At the Battle of Monmouth on 28 June 1778, Charles Lee led the 5,000-man American advance guard to attack Sir Henry Clinton's British army. Since Lee was a recently exchanged prisoner of war, he did not realize that the Continental Army had become a more professional force in his absence. Consequently, he mishandled his troops on the field. Washington arrived with the army's main body to find Lee's advance guard in full retreat in the face of Clinton's counterattack. He quickly set up a holding position and rode back to organize the main line of defense.

At about the same time, Washington sent William Woodford's 3rd Virginia Brigade and four cannons under du Plessis to block any British attempt to turn his right flank. Soon afterward, the American commander encountered Lieutenant Colonel David Rhea who told him about high ground on the south flank. Washington ordered Rhea to find Nathanael Greene and lead him to the position. Around 3:00 PM Greene reached on Comb's Hill to find it protected on three sides by a swampy stream and overlooking the British left flank. Du Plessis, adjutant to American artillery chief Henry Knox, arrived with four 6-pound cannons around 3:30 PM. Unlimbering their guns, his crews opened an enfilading fire against the British line at the hedgerow and their nearby artillery line. This probably caused Clinton to order a withdrawal soon after. Later, Anthony Wayne sallied forth to attack the British and Clinton sent the 1st Grenadiers and the 33rd Foot to push him back. As Wayne fell back, the British again came within range of du Plessis' guns around 5:30 PM. According to legend, one well-aimed cannonball passed along the front of a grenadier platoon, knocking the muskets out of every man's hands. The British attack faltered and their troops finally retired.

==Haiti==
On 5 November 1778, Congress granted du Plessis leave to resign from the Continental Army and ordered that a letter be prepared testifying to his "zeal, bravery and good conduct". Historian Francis B. Heitman related no more about his service with the American army and did not list him in his separate roll of French officers. However, another source stated that du Plessis fought under Jean-Baptiste Donatien de Vimeur, comte de Rochambeau. He was promoted to major in the French royal army and was posted to Haiti in 1787 as commandant of the Port-au-Prince Regiment.

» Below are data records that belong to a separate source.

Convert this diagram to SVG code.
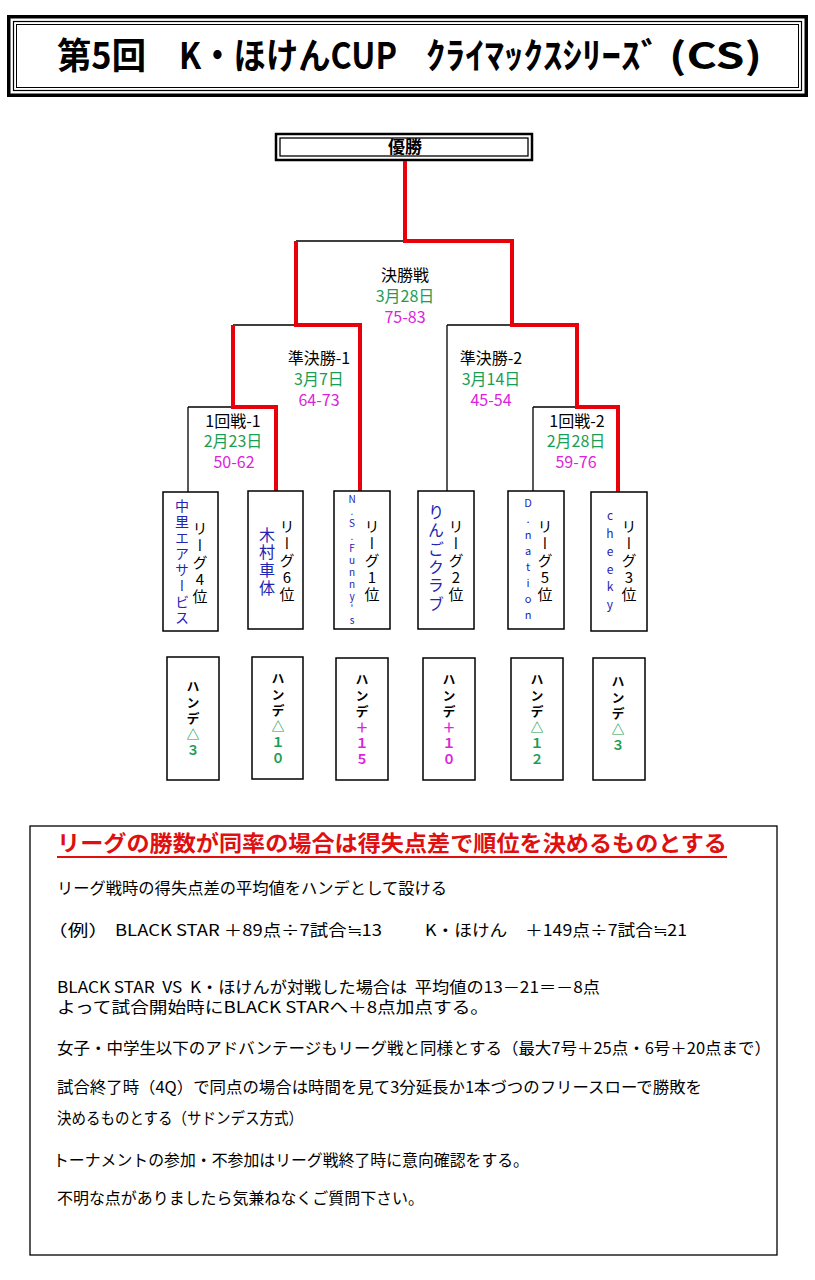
<svg xmlns="http://www.w3.org/2000/svg" width="815" height="1280" viewBox="0 0 815 1280">
<style>
text{font-family:"Noto Sans CJK JP","Noto Sans CJK SC",sans-serif;}
.box{fill:#fff;stroke:#000;stroke-width:1.5}
.thin{fill:none;stroke:#000;stroke-width:1.3}
.red{fill:none;stroke:#e8000b;stroke-width:4;stroke-linejoin:miter;stroke-linecap:butt}
.lbl{font-size:16px;text-anchor:middle;fill:#000}
.date{fill:#1a9e55}
.score{fill:#dd22dd}
.vt{writing-mode:vertical-rl;text-orientation:upright;text-anchor:middle}
.rank{font-size:15px;letter-spacing:2px;fill:#000}
.team{fill:#2424b4}
.hande{font-size:13px;font-weight:bold;letter-spacing:3px;fill:#000}
.grn{fill:#1a9e55}
.mag{fill:#dd22dd}
.note{font-size:16px;fill:#000}
</style>
<rect width="815" height="1280" fill="#fff"/>

<g id="title">
  <rect x="8.75" y="16.75" width="797.5" height="78.5" fill="#fff" stroke="#000" stroke-width="3.5"/>
  <rect x="13.5" y="21.5" width="788" height="69" fill="none" stroke="#000" stroke-width="1.2"/>
  <rect x="16.5" y="24.5" width="782" height="63" fill="none" stroke="#000" stroke-width="1"/>
  <text y="69" font-size="36" font-weight="bold" lengthAdjust="spacingAndGlyphs"><tspan x="57" textLength="89" lengthAdjust="spacingAndGlyphs">第5回</tspan><tspan x="179" textLength="218" lengthAdjust="spacingAndGlyphs">K・ほけんCUP</tspan><tspan x="426" textLength="234" lengthAdjust="spacingAndGlyphs">ｸﾗｲﾏｯｸｽｼﾘｰｽﾞ</tspan><tspan x="669" textLength="93" lengthAdjust="spacingAndGlyphs">(CS)</tspan></text>
</g>

<g id="champion">
  <rect x="276" y="134" width="256" height="26" fill="#fff" stroke="#000" stroke-width="2.5"/>
  <rect x="280" y="138" width="248" height="18" fill="none" stroke="#000" stroke-width="1.3"/>
  <text x="405" y="153" font-size="17" font-weight="bold" text-anchor="middle">優勝</text>
</g>

<g id="connectors">
  <path class="thin" d="M296,241 H405 M233,325 H296 M188,407 H233 M188,407 V492 M447,325 H512 M447,325 V491 M533,407 H577 M533,407 V491"/>
  <path class="red" d="M405,161 V241 H512 V325 H577 V407 H618 V492"/>
  <path class="red" d="M296,241 V325 H360 V491"/>
  <path class="red" d="M233,325 V407 H276 V491"/>
</g>

<g id="final-label">
  <text class="lbl" x="405" y="281">決勝戦</text>
  <text class="lbl date" x="405" y="302">3月28日</text>
  <text class="lbl score" x="405" y="323">75-83</text>
</g>
<g id="semi1-label">
  <text class="lbl" x="319" y="364">準決勝-1</text>
  <text class="lbl date" x="319" y="385">3月7日</text>
  <text class="lbl score" x="319" y="406">64-73</text>
</g>
<g id="semi2-label">
  <text class="lbl" x="491" y="364">準決勝-2</text>
  <text class="lbl date" x="491" y="385">3月14日</text>
  <text class="lbl score" x="491" y="406">45-54</text>
</g>
<g id="r1-1-label">
  <text class="lbl" x="233" y="427">1回戦-1</text>
  <text class="lbl date" x="233" y="447">2月23日</text>
  <text class="lbl score" x="234" y="468">50-62</text>
</g>
<g id="r1-2-label">
  <text class="lbl" x="577" y="427">1回戦-2</text>
  <text class="lbl date" x="576" y="447">2月28日</text>
  <text class="lbl score" x="576" y="468">59-76</text>
</g>

<g id="team1">
  <rect class="box" x="163" y="492" width="55" height="139"/>
  <text class="vt team" x="182" y="563" font-size="14" letter-spacing="2">中里エアサービス</text>
  <text class="vt rank" x="200" y="563">リーグ4位</text>
</g>
<g id="team2">
  <rect class="box" x="248" y="491" width="55" height="138"/>
  <text class="vt team" x="267" y="562" font-size="16" letter-spacing="1.7">木村車体</text>
  <text class="vt rank" x="287" y="561">リーグ6位</text>
</g>
<g id="team3">
  <rect class="box" x="334" y="491" width="56" height="138"/>
  <text class="vt team" x="352" y="561" font-size="10" letter-spacing="2.1">N.S.Funny's</text>
  <text class="vt rank" x="372" y="561">リーグ1位</text>
</g>
<g id="team4">
  <rect class="box" x="418" y="491" width="56" height="138"/>
  <text class="vt team" x="436" y="559" font-size="16" letter-spacing="2.3">りんごクラブ</text>
  <text class="vt rank" x="456" y="561">リーグ2位</text>
</g>
<g id="team5">
  <rect class="box" x="508" y="491" width="56" height="138"/>
  <text class="vt team" x="528" y="561" font-size="11" letter-spacing="5">D.nation</text>
  <text class="vt rank" x="545" y="561">リーグ5位</text>
</g>
<g id="team6">
  <rect class="box" x="591" y="492" width="56" height="139"/>
  <text class="vt team" x="610" y="563" font-size="12" letter-spacing="5.8">cheeky</text>
  <text class="vt rank" x="629" y="561">リーグ3位</text>
</g>

<g id="hande1">
  <rect class="box" x="167" y="657" width="52" height="123"/>
  <text class="vt hande" x="193" y="720">ハンデ<tspan class="grn">△３</tspan></text>
</g>
<g id="hande2">
  <rect class="box" x="252" y="657" width="51" height="122"/>
  <text class="vt hande" x="278" y="720">ハンデ<tspan class="grn">△１０</tspan></text>
</g>
<g id="hande3">
  <rect class="box" x="336" y="658" width="52" height="122"/>
  <text class="vt hande" x="362" y="721">ハンデ<tspan class="mag">＋１５</tspan></text>
</g>
<g id="hande4">
  <rect class="box" x="423" y="658" width="52" height="122"/>
  <text class="vt hande" x="449" y="721">ハンデ<tspan class="mag">＋１０</tspan></text>
</g>
<g id="hande5">
  <rect class="box" x="511" y="658" width="52" height="122"/>
  <text class="vt hande" x="537" y="721">ハンデ<tspan class="grn">△１２</tspan></text>
</g>
<g id="hande6">
  <rect class="box" x="593" y="658" width="52" height="122"/>
  <text class="vt hande" x="618" y="715">ハンデ<tspan class="grn">△３</tspan></text>
</g>

<g id="notes">
  <rect x="30" y="826" width="747" height="429" fill="#fff" stroke="#000" stroke-width="1.3"/>
  <text x="57" y="851" font-size="22" font-weight="bold" fill="#e01010" textLength="670" lengthAdjust="spacingAndGlyphs">リーグの勝数が同率の場合は得失点差で順位を決めるものとする</text>
  <line x1="57" y1="857" x2="727" y2="857" stroke="#e01010" stroke-width="2"/>
  <text class="note" x="57" y="894" textLength="390" lengthAdjust="spacingAndGlyphs">リーグ戦時の得失点差の平均値をハンデとして設ける</text>
  <text class="note" x="47" y="936" textLength="62" lengthAdjust="spacingAndGlyphs">（例）</text>
  <text class="note" x="115" y="936" textLength="267" lengthAdjust="spacingAndGlyphs">BLACK STAR ＋89点÷7試合≒13</text>
  <text class="note" x="425" y="936" textLength="262" lengthAdjust="spacingAndGlyphs">K・ほけん　＋149点÷7試合≒21</text>
  <text class="note" x="57" y="993" font-size="15.5" xml:space="preserve" style="white-space:pre" textLength="543" lengthAdjust="spacingAndGlyphs">BLACK STAR  VS  K・ほけんが対戦した場合は  平均値の13－21＝－8点</text>
  <text class="note" x="57" y="1013" font-size="15.5" textLength="432" lengthAdjust="spacingAndGlyphs">よって試合開始時にBLACK STARへ＋8点加点する。</text>
  <text class="note" x="57" y="1054" textLength="714" lengthAdjust="spacingAndGlyphs">女子・中学生以下のアドバンテージもリーグ戦と同様とする（最大7号＋25点・6号＋20点まで）</text>
  <text class="note" x="57" y="1093" textLength="645" lengthAdjust="spacingAndGlyphs">試合終了時（4Q）で同点の場合は時間を見て3分延長か1本づつのフリースローで勝敗を</text>
  <text class="note" x="57" y="1124" textLength="246" lengthAdjust="spacingAndGlyphs">決めるものとする（サドンデス方式）</text>
  <text class="note" x="53" y="1166" textLength="476" lengthAdjust="spacingAndGlyphs">トーナメントの参加・不参加はリーグ戦終了時に意向確認をする。</text>
  <text class="note" x="57" y="1204" textLength="367" lengthAdjust="spacingAndGlyphs">不明な点がありましたら気兼ねなくご質問下さい。</text>
</g>
</svg>
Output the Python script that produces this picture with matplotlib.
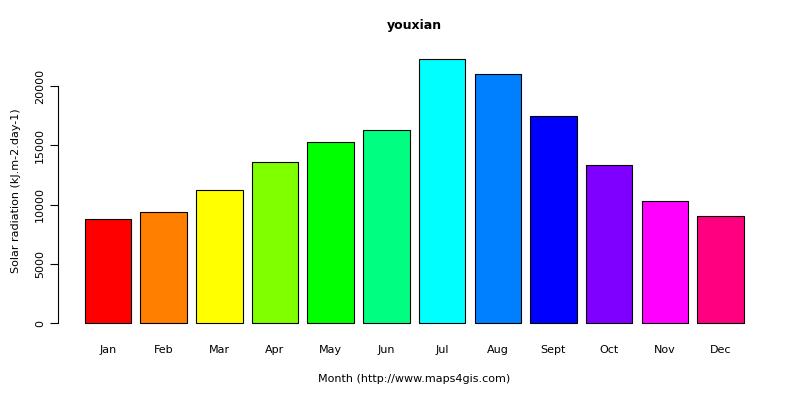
import matplotlib.pyplot as plt

months = ["Jan", "Feb", "Mar", "Apr", "May", "Jun", "Jul", "Aug", "Sept", "Oct", "Nov", "Dec"]
radiation = [8780, 9370, 11220, 13590, 15270, 16290, 22280, 21010, 17470, 13330, 10300, 9030]
colors = ["#FF0000", "#FF8000", "#FFFF00", "#80FF00", "#00FF00", "#00FF80",
          "#00FFFF", "#0080FF", "#0000FF", "#8000FF", "#FF00FF", "#FF0080"]

fig = plt.figure(figsize=(8, 4), dpi=100)
ax = fig.add_axes([0.073, 0.166, 0.8895, 0.713])

x = [0.7 + 1.2 * i for i in range(len(months))]
ax.bar(x, radiation, width=1.0, color=colors, edgecolor="black", linewidth=0.8)

ax.set_xlim(-0.368, 14.968)
top = max(radiation)
ax.set_ylim(-0.04 * top, 1.04 * top)

for s in ["top", "right", "bottom"]:
    ax.spines[s].set_visible(False)
ax.spines["left"].set_bounds(0, 20000)
ax.set_yticks([0, 5000, 10000, 15000, 20000])
ax.set_yticklabels(["0", "5000", "10000", "15000", "20000"], rotation=90, va="center", fontsize=8)
ax.tick_params(axis="y", length=6)
ax.set_xticks(x)
ax.set_xticklabels(months, fontsize=8)
ax.tick_params(axis="x", length=0, pad=8)

ax.set_title("youxian", fontsize=9, fontweight="bold", pad=14)
ax.set_xlabel("Month (http://www.maps4gis.com)", fontsize=8, labelpad=14)
ax.set_ylabel("Solar radiation (kJ.m-2.day-1)", fontsize=8, labelpad=10)

fig.savefig("out.png", dpi=100)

At the outbreak of the French Revolution, he announced himself to be hostile to it and was outspoken in his views against freeing the slaves. He and Governor Philibert François Rouxel de Blanchelande refused to carry out the decrees ordered by the revolutionary government. Instead, du Plessis disarmed the national guard and formed a royalist corps called the Pompons Blancs. He arrested the colonial revolutionary committee and dissolved the local assembly. His harsh policies provoked a general insurrection. On 3 March 1791, the Artois and Normandie Regiments arrived from France as reinforcements for the colony. The new soldiers quickly made common cause with local revolutionary elements and told the men of the Port-au-Prince Regiment that their commander had been executing false orders. Aroused by this news, his troops mutinied and killed du Plessis.